Dirección: Woody Allen.
Guión: Woody Allen.
Fotografía: Vittorio Storaro.
Reparto: Kate Winslet, Justin Timberlake, Juno Temple, Jim Belushi, Jack Gore, Max Casella, David Krumholtz.
Carolina (Juno Temple) ha dejado a su marido, un gángster, y busca refugio junto a su padre, Humpty (Jim Belushi), que trabaja en el parque de atracciones de Coney Island. A pesar de que éste ha renegado de ella, termina por ayudarla.
Parto de la base de que mi opinión sobre Wonder Wheel (2017) no puede ser objetiva por la devoción que siento por Woody Allen, un director que me ha fascinado con sus comedias y que cuando, como en esta ocasión, se desliza hacia el drama me sigue demostrando que es uno de los directores más fascinantes de la historia del cine.
El talento de Woody Allen para contar una historia no deja de sorprenderme. Sus relatos parecen como trozos elegidos al azar de la vida de sus protagonistas, como si de repelente posaran para una foto que inmortalizara un momento concreto de sus vidas, que seguirán cuando termine el relato, como un río que cruzamos y vemos bajar desde el pasado y contemplamos proseguir sin detenerse.
Pero esos retazos de vida no son banales, cuentan siempre algo, a veces anecdótico, a veces gracioso y otras, como ahora, tremendamente triste.
Wonder Wheel se centra en Ginny (Kate Winslet) y Humpty, un matrimonio imposible de una mujer que ha desperdiciado sus esperanzas y un hombre alejado de su hija, casado de nuevo tras perder a su primera mujer, y que se consuela con la bebida, a pesar de que lo vuelve violento. Humpty encuentra una esperanza con la repentina llegada de su hija, a la que acaba perdonado sus errores para volcarse en ella, intentando darle un futuro mejor. Al fin parece tener algo hermoso por lo que luchar.
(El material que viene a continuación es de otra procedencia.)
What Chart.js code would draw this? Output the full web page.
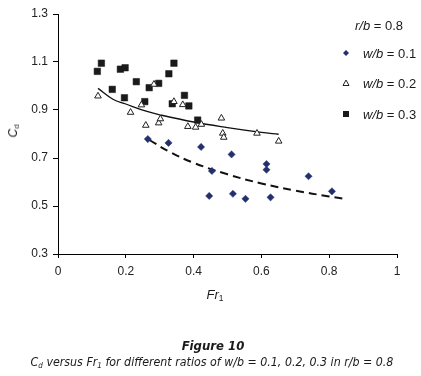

Para Ginny la esperanza se llama Mickey (Justin Timberlake), un socorrista con el que empieza una aventura que irá ganando fuerza con el tiempo, una tabla de salvación. Pero por desgracia para Ginny, Mickey se enamorará de Carolina nada más conocerla y ahí comenzará a gestarse la tragedia, cuando Ginny no pueda aceptar los hechos.
Woody Allen siempre tuvo mucho cuidado con la puesta en escena, a veces recurriendo al blanco y negro, otras recreando con mimo épocas pasadas. Es lo que sucede ahora, con una ambientación perfecta en los años 50, cuando transcurre esta historia, a la que se añade una hermosísima fotografía a cargo de Vittorio Storaro que, además de proporcionarnos escenas realmente bellas, está utilizada también como medio expresivo, de manera que vemos una alternancia de tonos, rojizos o azules, en función del estado de ánimo de los personajes, que se utilizan con elegancia, de manera que complementan el relato de manera armónica.
Del mismo modo que la banda sonora resulta también un elemento clave a la hora de componer el discurso, que es de una belleza cautivadora mientras que la historia se va volviendo cada vez más sombría; pero la elegancia del director de nuevo es sorprendente: no se recrea en el drama, incluso el destino de Carolina no se muestra explícitamente, es algo que adivinamos sin esfuerzo, quizá de un modo aún más doloroso. Woody Allen nos demuestra que la elipsis, tan en desuso actualmente, sigue siendo un recurso poderoso, pues la imaginación siempre abarca más que una simple imagen.
El dolor del relato por lo tanto no reside en lo que vemos, sino en lo que adivinamos, no solo en hechos, sino en el drama interior de los personajes. No es lo que dicen, a veces meros discursos que solo intentan disimular la verdad, sino lo que comprendemos que sienten: el dolor de unas vidas fracasadas, las esperanzas rotas, la impotencia, la lucha contra la resignación, los sueños que están ahí pero que no acaban de concretarse, la felicidad que te esquiva sin compasión.
Ginny se ha comportado mal, terriblemente mal y no parece arrepentida. Pero nos apiadamos de ella, ha cavado una tumba de la que nadie ni nada podrá salvarla. La rutina volverá lentamente, con un marido que depende de ella pero al que no ama y que no sabe amarla tampoco, con un hijo (Jack Gore) incorregible cuyo futuro también se presenta cargado de nubarrones. El drama es la cotidianeidad, el vacío y para Ginny, además, un acto ruin que ha arruinado su presente y pesará sobre ella toda su vida.
Wonder Wheel es un film profundo, certero, una visión de la existencia sin maquillaje, dolorosa no por un dramatismo artificioso, teatral, sino porque expone algo que resulta tan real que no deja ni un resquicio para la ilusión o para la esperanza. Porque la vida es así, no suele haber finales de película.